Prayer – Thirtieth Day of September
“We ought always to pray.” — St. Luke 18.1.
The most sublime and the most perfect prayer is contemplation. But this kind of prayer is entirely the work of God; being supernatural, it is far above our capacity. All that the soul can do in regard to contemplation is to dispose itself for it — that is, to have deep sentiments of humility; to endeavor to acquire all the virtues, particularly fraternal charity and the love of God; to be resolved to do in all things the will of God; to walk in the way of the cross; to die to self-love, which consists more in desiring that which satisfies ourselves than in pleasing God. — St. Teresa.
This saint practiced this means of sanctification. This is why Our Lord raised her to so high a degree of contemplation, and lavished upon her gifts so rare.
It was asked of St. Antony how he could pass whole nights in prayer. He replied: “I never knew in what true contemplation consisted as long as I sought myself. But when I had purified my mind of all thoughts capable of disquieting me, and had rooted from my heart all terrestrial affection, I commenced to taste that admirable fruit of the will of God that pure souls are accustomed to taste in contemplation.”

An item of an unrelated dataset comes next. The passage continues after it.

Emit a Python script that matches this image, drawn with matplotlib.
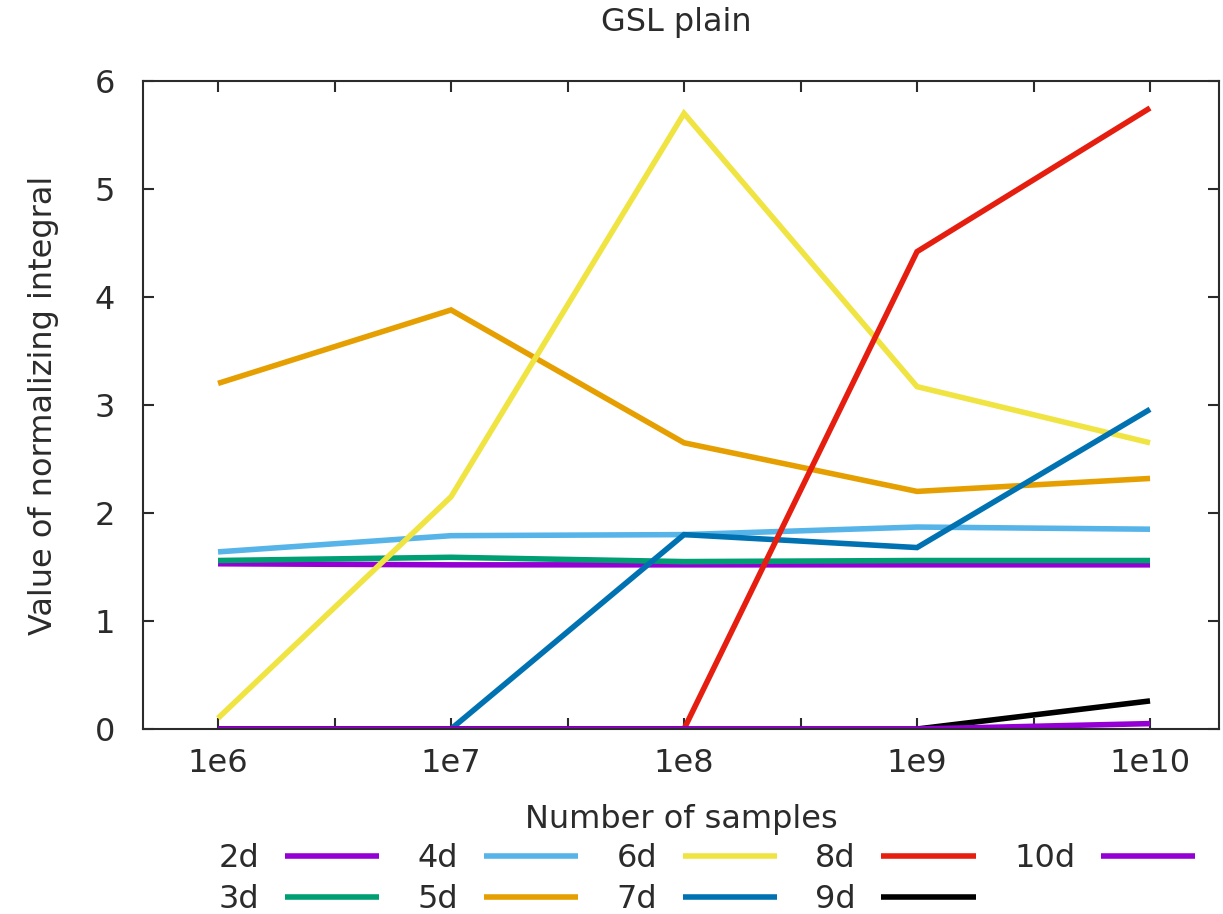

A person very enlightened in the ways of God said: “I have learned by my own experience that to study mystical theology we must study the crucifix more than books; that is to say, we must study to practice virtue, to imitate Jesus Christ, to lead a pure life, to pray with fervor, to do faithfully and suffer constantly what God requires of us, by dying to ourselves. This is the book we must apply ourselves to read.”
O my Saviour, I will, after Thy example, humble myself without ceasing, practice virtue, exercise acts of mercy, rejoice in the accomplishment of Thy will, carry my cross after Thee, never seek to satisfy myself, and have no desire but to please Thee. Let me be always united to Thee.